Mais le 5 mai, le tribunal annule la sanction estimant qu'il y a "un doute sérieux quant à la légalité de cette décision dès lors qu'il ressort (...) qu'il avait vainement appelé l'attention de sa hiérarchie sur les dysfonctionnements affectant la gestion du STIC". La riposte du ministère est immédiate. Le 7 mai, il prend un nouvel arrêté réintégrant le policier parmi les cadres de la police, mais le prive de tout traitement "pour service non fait" car il reste suspendu de ses fonctions.
Entre-temps, sa hiérarchie affirme avoir eu connaissance du placement sous contrôle judiciaire de M. Pichon, mis en examen pour violation du secret professionnel dans le cadre d'une information judiciaire ouverte en parallèle au tribunal de grande instance de Paris. "Cette mesure de sûreté, souligne le ministère, lui interdit de se livrer à toute activité de police, administrative ou judiciaire". L'administration en profite pour déposer un recours en révision sur l'annulation de la mise à la retraite d'office de M. Pichon.

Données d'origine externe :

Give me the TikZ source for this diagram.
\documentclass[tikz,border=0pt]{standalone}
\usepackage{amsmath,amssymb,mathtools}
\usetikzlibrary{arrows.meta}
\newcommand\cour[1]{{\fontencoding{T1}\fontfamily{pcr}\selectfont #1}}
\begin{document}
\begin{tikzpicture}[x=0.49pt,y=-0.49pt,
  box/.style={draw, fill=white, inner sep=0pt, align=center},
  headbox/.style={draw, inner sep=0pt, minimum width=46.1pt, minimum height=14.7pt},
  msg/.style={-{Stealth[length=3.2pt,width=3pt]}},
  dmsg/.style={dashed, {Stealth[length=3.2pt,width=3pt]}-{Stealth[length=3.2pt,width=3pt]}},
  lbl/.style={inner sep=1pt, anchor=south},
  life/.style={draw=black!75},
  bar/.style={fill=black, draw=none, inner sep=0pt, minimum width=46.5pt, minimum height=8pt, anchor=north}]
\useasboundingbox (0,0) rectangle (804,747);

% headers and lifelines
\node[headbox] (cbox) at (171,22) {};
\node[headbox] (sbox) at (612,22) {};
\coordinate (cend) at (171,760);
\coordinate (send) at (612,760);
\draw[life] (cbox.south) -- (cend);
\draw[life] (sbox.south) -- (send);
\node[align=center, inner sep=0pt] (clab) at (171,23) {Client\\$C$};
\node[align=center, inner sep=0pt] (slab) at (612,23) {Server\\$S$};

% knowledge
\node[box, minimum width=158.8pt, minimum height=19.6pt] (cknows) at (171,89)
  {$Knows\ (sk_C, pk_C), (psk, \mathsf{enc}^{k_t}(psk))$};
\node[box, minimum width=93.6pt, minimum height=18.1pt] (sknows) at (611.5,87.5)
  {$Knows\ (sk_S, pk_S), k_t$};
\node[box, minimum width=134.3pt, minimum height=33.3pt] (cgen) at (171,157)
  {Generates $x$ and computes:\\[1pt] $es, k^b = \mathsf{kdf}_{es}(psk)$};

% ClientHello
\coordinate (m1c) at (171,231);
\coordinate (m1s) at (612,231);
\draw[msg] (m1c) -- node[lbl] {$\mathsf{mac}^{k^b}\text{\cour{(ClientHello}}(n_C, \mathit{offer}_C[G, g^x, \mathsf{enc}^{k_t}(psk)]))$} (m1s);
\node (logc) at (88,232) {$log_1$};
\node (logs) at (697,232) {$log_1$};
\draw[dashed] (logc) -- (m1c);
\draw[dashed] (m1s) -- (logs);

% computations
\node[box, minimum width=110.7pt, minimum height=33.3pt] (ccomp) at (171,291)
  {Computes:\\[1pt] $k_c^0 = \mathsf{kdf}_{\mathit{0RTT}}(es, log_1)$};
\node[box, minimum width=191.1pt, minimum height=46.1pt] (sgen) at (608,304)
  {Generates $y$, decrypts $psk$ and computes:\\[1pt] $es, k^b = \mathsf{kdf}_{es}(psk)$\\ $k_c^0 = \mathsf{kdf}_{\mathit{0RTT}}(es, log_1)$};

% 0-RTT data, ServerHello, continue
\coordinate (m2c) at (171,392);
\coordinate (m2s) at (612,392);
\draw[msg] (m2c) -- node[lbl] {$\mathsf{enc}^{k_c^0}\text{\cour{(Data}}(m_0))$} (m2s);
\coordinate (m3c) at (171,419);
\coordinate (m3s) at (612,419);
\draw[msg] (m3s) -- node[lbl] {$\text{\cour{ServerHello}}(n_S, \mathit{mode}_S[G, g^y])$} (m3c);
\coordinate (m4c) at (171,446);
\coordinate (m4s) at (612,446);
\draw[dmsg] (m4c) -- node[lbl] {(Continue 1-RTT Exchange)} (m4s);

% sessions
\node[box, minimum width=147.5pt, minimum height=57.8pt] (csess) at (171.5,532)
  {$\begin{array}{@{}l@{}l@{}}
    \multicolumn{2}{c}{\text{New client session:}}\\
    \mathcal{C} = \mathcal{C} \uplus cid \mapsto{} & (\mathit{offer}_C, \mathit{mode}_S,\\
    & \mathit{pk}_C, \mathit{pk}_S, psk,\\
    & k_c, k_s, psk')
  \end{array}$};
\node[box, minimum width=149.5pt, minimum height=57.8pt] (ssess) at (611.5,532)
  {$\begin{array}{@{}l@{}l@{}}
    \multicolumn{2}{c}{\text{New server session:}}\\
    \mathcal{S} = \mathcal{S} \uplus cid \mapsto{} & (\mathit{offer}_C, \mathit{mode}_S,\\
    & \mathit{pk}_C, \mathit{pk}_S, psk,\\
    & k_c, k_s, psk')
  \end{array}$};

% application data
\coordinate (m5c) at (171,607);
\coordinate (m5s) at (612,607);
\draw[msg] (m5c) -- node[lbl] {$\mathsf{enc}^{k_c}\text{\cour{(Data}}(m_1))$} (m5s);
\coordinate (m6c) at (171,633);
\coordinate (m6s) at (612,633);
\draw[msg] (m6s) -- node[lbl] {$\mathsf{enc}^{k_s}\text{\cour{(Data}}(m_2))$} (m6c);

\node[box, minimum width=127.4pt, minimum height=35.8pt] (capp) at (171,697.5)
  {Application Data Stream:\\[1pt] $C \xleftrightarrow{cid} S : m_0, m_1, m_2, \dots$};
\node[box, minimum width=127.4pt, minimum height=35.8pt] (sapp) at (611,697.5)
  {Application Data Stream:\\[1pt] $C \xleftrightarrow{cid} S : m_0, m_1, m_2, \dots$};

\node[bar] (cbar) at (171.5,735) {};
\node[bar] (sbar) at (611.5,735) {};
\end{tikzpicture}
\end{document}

Mais, le 29 mai, nouvel épisode. Le juge d'instruction parisien modifie les modalités du contrôle judiciaire, autorisant le policier à exercer de nouveau des fonctions de police administrative et judiciaire "étant précisé qu'il aura l'interdiction de consulter le fichier STIC". Le tribunal de Melun rejette donc le recours du ministère, entraînant une nouvelle riposte de la place Beauvau. Un arrêté du 4 juin rétablit dans ses droits à traitement M. Pichon mais ce dernier étant toujours suspendu, il perçoit son salaire amputé de ses primes (33 %), soit 2500 euros. D'où un nouveau recours de Me Bourdon...
"L'administration est horriblement mauvaise perdante", s'insurge l'avocat. "En réalité, elle fait la preuve de son intolérance face aux attitudes un peu rebelles", ajoute-t-il en citant le cas de Jean-Hugues Matelly. Cet officier supérieur de la gendarmerie, également chercheur associé au CNRS, fait actuellement l'objet d'une procédure disciplinaire pour avoir critiqué, dans un média, le rapprochement entre la gendarmerie et la police. En association avec un universitaire, il avait aussi écrit sur les manipulations autour des chiffres de la délinquance.
Le trublion Pichon a, lui, collaboré sur le STIC avec un autre chercheur du CNRS, Frédéric Ocqueteau, qui a pris sa défense et dénoncé la "violence" de l'institution policière pour celui qui ne respecte pas les règles.